**Dataset extract**
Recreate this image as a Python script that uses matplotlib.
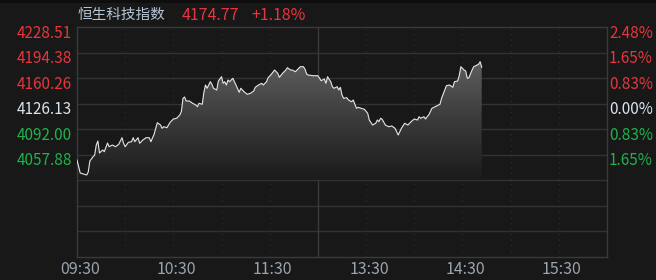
import numpy as np
import matplotlib
matplotlib.use("Agg")
import matplotlib.pyplot as plt
from matplotlib.colors import LinearSegmentedColormap
from matplotlib.patches import Rectangle
import matplotlib.transforms as mtransforms

plt.rcParams['font.family'] = ['Noto Sans CJK SC', 'DejaVu Sans']

# ---- data (trading minutes since 09:30, lunch break removed) ----
title_name = "恒生科技指数"
last_price = "4174.77"
last_change = "+1.18%"
prev_close = 4126.13

minutes = [0, 1, 2, 4, 6, 7, 8, 10, 11, 12, 13, 14, 16, 17, 19, 20, 22, 24, 26, 28,
           29, 30, 32, 34, 35, 36, 38, 39, 41, 43, 45, 46, 48, 50, 52, 53, 54, 56, 58, 60,
           62, 64, 65, 66, 67, 68, 70, 72, 74, 75, 76, 78, 79, 80, 81, 83, 84, 85, 87, 88,
           90, 91, 92, 93, 94, 95, 96, 97, 99, 101, 102, 104, 106, 108, 110, 111, 113, 115, 116, 118,
           119, 121, 123, 125, 126, 128, 130, 131, 133, 134, 136, 137, 139, 141, 142, 143, 144, 147, 150, 151,
           152, 154, 155, 156, 158, 159, 160, 162, 163, 164, 165, 166, 168, 169, 171, 172, 174, 175, 177, 179,
           181, 182, 184, 186, 187, 188, 189, 190, 192, 194, 196, 198, 200, 202, 204, 206, 208, 210, 212, 213,
           214, 216, 217, 218, 219, 221, 223, 225, 226, 227, 229, 230, 232, 234, 235, 237, 238, 239, 241, 242,
           243, 244, 246, 247, 250, 251, 252]
prices = [4050.90, 4041.96, 4033.54, 4032.21, 4030.87, 4034.88, 4049.57, 4055.31, 4057.58, 4070.93,
          4076.27, 4060.25, 4064.26, 4061.99, 4073.60, 4068.66, 4070.93, 4068.66, 4071.87, 4080.68,
          4073.20, 4068.66, 4074.54, 4075.34, 4080.68, 4075.34, 4080.68, 4073.20, 4077.61, 4080.68,
          4080.68, 4075.34, 4085.22, 4100.71, 4097.64, 4093.23, 4095.37, 4094.04, 4101.25, 4105.65,
          4106.59, 4110.99, 4115.67, 4133.30, 4135.03, 4129.69, 4129.69, 4126.62, 4124.35, 4122.08,
          4126.62, 4125.28, 4141.31, 4151.06, 4146.65, 4155.46, 4151.99, 4146.65, 4144.38, 4156.40,
          4162.14, 4153.33, 4155.46, 4151.06, 4157.73, 4155.46, 4157.73, 4160.00, 4151.06, 4141.31,
          4146.65, 4142.11, 4138.64, 4139.97, 4143.04, 4147.99, 4151.06, 4153.33, 4151.06, 4155.46,
          4160.81, 4165.35, 4171.09, 4166.68, 4161.34, 4166.68, 4171.09, 4174.16, 4171.09, 4171.09,
          4168.82, 4171.09, 4175.50, 4175.50, 4172.02, 4165.75, 4164.41, 4163.48, 4163.48, 4160.00,
          4156.80, 4159.07, 4153.33, 4162.14, 4155.46, 4148.79, 4146.65, 4148.79, 4144.38, 4147.99,
          4137.70, 4133.30, 4134.10, 4131.03, 4128.76, 4131.03, 4119.94, 4121.28, 4119.94, 4118.61,
          4113.26, 4104.32, 4097.64, 4099.91, 4104.32, 4102.05, 4106.59, 4105.25, 4097.64, 4095.37,
          4096.31, 4093.23, 4084.29, 4093.23, 4099.91, 4097.64, 4102.05, 4105.65, 4104.32, 4108.73,
          4106.59, 4108.73, 4105.65, 4108.73, 4110.99, 4119.94, 4122.08, 4124.35, 4125.28, 4133.30,
          4144.38, 4150.12, 4151.06, 4147.99, 4155.46, 4156.40, 4163.48, 4175.50, 4171.09, 4169.75,
          4160.00, 4160.81, 4171.09, 4175.50, 4178.70, 4182.17, 4174.77]

price_labels = ["4228.51", "4194.38", "4160.26", "4126.13", "4092.00", "4057.88"]
pct_labels = ["2.48%", "1.65%", "0.83%", "0.00%", "0.83%", "1.65%"]
time_ticks = [0, 60, 120, 180, 240, 300]
time_labels = ["09:30", "10:30", "11:30", "13:30", "14:30", "15:30"]

# ---- colours ----
BG = "#181818"
RED = "#e8353d"
GREEN = "#1fb24c"
NEUTRAL = "#d8e4ef"
GRID = "#323232"

top = 4228.51
step = (top - 4057.88) / 5
bottom = top - 9 * step
levels = [top - i * step for i in range(10)]

fig = plt.figure(figsize=(6.56, 2.8), dpi=100, facecolor=BG)
fig.patches.append(Rectangle((0, 277 / 280), 1, 3 / 280, transform=fig.transFigure,
                             facecolor="#0e0e0e", edgecolor="none"))
ax = fig.add_axes([77 / 656, 23 / 280, 530 / 656, 230 / 280])
ax.set_facecolor(BG)
ax.set_xlim(0, 330)
ax.set_ylim(bottom, top)

for s in ax.spines.values():
    s.set_color("#3a3a3a")
    s.set_linewidth(1)

for lv in levels[1:-1]:
    ax.axhline(lv, color=GRID, lw=1, zorder=1)
for m in range(30, 330, 30):
    if m == 150:
        ax.axvline(m, color="#3a3a3a", lw=1, zorder=1)
    else:
        ax.axvline(m, color="#2e2e2e", lw=0.8, ls=(0, (1, 4)), zorder=1)

# gradient fill under line
floor = levels[6]
poly = ax.fill_between(minutes, prices, floor, color="none", lw=0)
cmap = LinearSegmentedColormap.from_list("g", ["#1b1b1b", "#3a3a3a", "#5e5e5e"])
grad = np.linspace(0, 1, 256).reshape(-1, 1)
im = ax.imshow(grad, extent=[0, max(minutes), floor, max(prices)], origin="lower",
               aspect="auto", cmap=cmap, zorder=2)
im.set_clip_path(poly.get_paths()[0], transform=ax.transData)

ax.plot(minutes, prices, color="#e6e6e6", lw=0.8, zorder=3)

# axis labels
ax.set_xticks(time_ticks)
ax.set_xticklabels(time_labels)
ax.set_yticks([])
ax.tick_params(axis="x", length=0, pad=3, labelsize=11.5, labelcolor="#98a4b0")
off = mtransforms.ScaledTranslation(3 / 100, 0, fig.dpi_scale_trans)
for lab in ax.get_xticklabels():
    lab.set_transform(lab.get_transform() + off)

for i, (pl, cl) in enumerate(zip(price_labels, pct_labels)):
    val = levels[i]
    if val > prev_close + 0.01:
        c = RED
    elif val < prev_close - 0.01:
        c = GREEN
    else:
        c = NEUTRAL
    ax.annotate(pl, xy=(0, val), xycoords=("axes fraction", "data"),
                xytext=(-5, -6), textcoords="offset pixels",
                ha="right", va="center", color=c, fontsize=11)
    ax.annotate(cl, xy=(1, val), xycoords=("axes fraction", "data"),
                xytext=(2, -6), textcoords="offset pixels",
                ha="left", va="center", color=c, fontsize=11)

# title line
fig.text(78 / 656, 1 - 15 / 280, title_name, color="#b5c4d4", fontsize=10.5,
         ha="left", va="center")
fig.text(182 / 656, 1 - 15 / 280, last_price, color=RED, fontsize=11.5,
         ha="left", va="center")
fig.text(251 / 656, 1 - 15 / 280, last_change, color=RED, fontsize=11.5,
         ha="left", va="center")

fig.savefig("out.png", dpi=100, facecolor=BG)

**Aim of the task**
Omit the pictures, then quote the rest of the material above exactly.

**Response**
Recreate this image as a Python script that uses matplotlib.
import numpy as np
import matplotlib
matplotlib.use("Agg")
import matplotlib.pyplot as plt
from matplotlib.colors import LinearSegmentedColormap
from matplotlib.patches import Rectangle
import matplotlib.transforms as mtransforms

plt.rcParams['font.family'] = ['Noto Sans CJK SC', 'DejaVu Sans']

# ---- data (trading minutes since 09:30, lunch break removed) ----
title_name = "恒生科技指数"
last_price = "4174.77"
last_change = "+1.18%"
prev_close = 4126.13

minutes = [0, 1, 2, 4, 6, 7, 8, 10, 11, 12, 13, 14, 16, 17, 19, 20, 22, 24, 26, 28,
           29, 30, 32, 34, 35, 36, 38, 39, 41, 43, 45, 46, 48, 50, 52, 53, 54, 56, 58, 60,
           62, 64, 65, 66, 67, 68, 70, 72, 74, 75, 76, 78, 79, 80, 81, 83, 84, 85, 87, 88,
           90, 91, 92, 93, 94, 95, 96, 97, 99, 101, 102, 104, 106, 108, 110, 111, 113, 115, 116, 118,
           119, 121, 123, 125, 126, 128, 130, 131, 133, 134, 136, 137, 139, 141, 142, 143, 144, 147, 150, 151,
           152, 154, 155, 156, 158, 159, 160, 162, 163, 164, 165, 166, 168, 169, 171, 172, 174, 175, 177, 179,
           181, 182, 184, 186, 187, 188, 189, 190, 192, 194, 196, 198, 200, 202, 204, 206, 208, 210, 212, 213,
           214, 216, 217, 218, 219, 221, 223, 225, 226, 227, 229, 230, 232, 234, 235, 237, 238, 239, 241, 242,
           243, 244, 246, 247, 250, 251, 252]
prices = [4050.90, 4041.96, 4033.54, 4032.21, 4030.87, 4034.88, 4049.57, 4055.31, 4057.58, 4070.93,
          4076.27, 4060.25, 4064.26, 4061.99, 4073.60, 4068.66, 4070.93, 4068.66, 4071.87, 4080.68,
          4073.20, 4068.66, 4074.54, 4075.34, 4080.68, 4075.34, 4080.68, 4073.20, 4077.61, 4080.68,
          4080.68, 4075.34, 4085.22, 4100.71, 4097.64, 4093.23, 4095.37, 4094.04, 4101.25, 4105.65,
          4106.59, 4110.99, 4115.67, 4133.30, 4135.03, 4129.69, 4129.69, 4126.62, 4124.35, 4122.08,
          4126.62, 4125.28, 4141.31, 4151.06, 4146.65, 4155.46, 4151.99, 4146.65, 4144.38, 4156.40,
          4162.14, 4153.33, 4155.46, 4151.06, 4157.73, 4155.46, 4157.73, 4160.00, 4151.06, 4141.31,
          4146.65, 4142.11, 4138.64, 4139.97, 4143.04, 4147.99, 4151.06, 4153.33, 4151.06, 4155.46,
          4160.81, 4165.35, 4171.09, 4166.68, 4161.34, 4166.68, 4171.09, 4174.16, 4171.09, 4171.09,
          4168.82, 4171.09, 4175.50, 4175.50, 4172.02, 4165.75, 4164.41, 4163.48, 4163.48, 4160.00,
          4156.80, 4159.07, 4153.33, 4162.14, 4155.46, 4148.79, 4146.65, 4148.79, 4144.38, 4147.99,
          4137.70, 4133.30, 4134.10, 4131.03, 4128.76, 4131.03, 4119.94, 4121.28, 4119.94, 4118.61,
          4113.26, 4104.32, 4097.64, 4099.91, 4104.32, 4102.05, 4106.59, 4105.25, 4097.64, 4095.37,
          4096.31, 4093.23, 4084.29, 4093.23, 4099.91, 4097.64, 4102.05, 4105.65, 4104.32, 4108.73,
          4106.59, 4108.73, 4105.65, 4108.73, 4110.99, 4119.94, 4122.08, 4124.35, 4125.28, 4133.30,
          4144.38, 4150.12, 4151.06, 4147.99, 4155.46, 4156.40, 4163.48, 4175.50, 4171.09, 4169.75,
          4160.00, 4160.81, 4171.09, 4175.50, 4178.70, 4182.17, 4174.77]

price_labels = ["4228.51", "4194.38", "4160.26", "4126.13", "4092.00", "4057.88"]
pct_labels = ["2.48%", "1.65%", "0.83%", "0.00%", "0.83%", "1.65%"]
time_ticks = [0, 60, 120, 180, 240, 300]
time_labels = ["09:30", "10:30", "11:30", "13:30", "14:30", "15:30"]

# ---- colours ----
BG = "#181818"
RED = "#e8353d"
GREEN = "#1fb24c"
NEUTRAL = "#d8e4ef"
GRID = "#323232"

top = 4228.51
step = (top - 4057.88) / 5
bottom = top - 9 * step
levels = [top - i * step for i in range(10)]

fig = plt.figure(figsize=(6.56, 2.8), dpi=100, facecolor=BG)
fig.patches.append(Rectangle((0, 277 / 280), 1, 3 / 280, transform=fig.transFigure,
                             facecolor="#0e0e0e", edgecolor="none"))
ax = fig.add_axes([77 / 656, 23 / 280, 530 / 656, 230 / 280])
ax.set_facecolor(BG)
ax.set_xlim(0, 330)
ax.set_ylim(bottom, top)

for s in ax.spines.values():
    s.set_color("#3a3a3a")
    s.set_linewidth(1)

for lv in levels[1:-1]:
    ax.axhline(lv, color=GRID, lw=1, zorder=1)
for m in range(30, 330, 30):
    if m == 150:
        ax.axvline(m, color="#3a3a3a", lw=1, zorder=1)
    else:
        ax.axvline(m, color="#2e2e2e", lw=0.8, ls=(0, (1, 4)), zorder=1)

# gradient fill under line
floor = levels[6]
poly = ax.fill_between(minutes, prices, floor, color="none", lw=0)
cmap = LinearSegmentedColormap.from_list("g", ["#1b1b1b", "#3a3a3a", "#5e5e5e"])
grad = np.linspace(0, 1, 256).reshape(-1, 1)
im = ax.imshow(grad, extent=[0, max(minutes), floor, max(prices)], origin="lower",
               aspect="auto", cmap=cmap, zorder=2)
im.set_clip_path(poly.get_paths()[0], transform=ax.transData)

ax.plot(minutes, prices, color="#e6e6e6", lw=0.8, zorder=3)

# axis labels
ax.set_xticks(time_ticks)
ax.set_xticklabels(time_labels)
ax.set_yticks([])
ax.tick_params(axis="x", length=0, pad=3, labelsize=11.5, labelcolor="#98a4b0")
off = mtransforms.ScaledTranslation(3 / 100, 0, fig.dpi_scale_trans)
for lab in ax.get_xticklabels():
    lab.set_transform(lab.get_transform() + off)

for i, (pl, cl) in enumerate(zip(price_labels, pct_labels)):
    val = levels[i]
    if val > prev_close + 0.01:
        c = RED
    elif val < prev_close - 0.01:
        c = GREEN
    else:
        c = NEUTRAL
    ax.annotate(pl, xy=(0, val), xycoords=("axes fraction", "data"),
                xytext=(-5, -6), textcoords="offset pixels",
                ha="right", va="center", color=c, fontsize=11)
    ax.annotate(cl, xy=(1, val), xycoords=("axes fraction", "data"),
                xytext=(2, -6), textcoords="offset pixels",
                ha="left", va="center", color=c, fontsize=11)

# title line
fig.text(78 / 656, 1 - 15 / 280, title_name, color="#b5c4d4", fontsize=10.5,
         ha="left", va="center")
fig.text(182 / 656, 1 - 15 / 280, last_price, color=RED, fontsize=11.5,
         ha="left", va="center")
fig.text(251 / 656, 1 - 15 / 280, last_change, color=RED, fontsize=11.5,
         ha="left", va="center")

fig.savefig("out.png", dpi=100, facecolor=BG)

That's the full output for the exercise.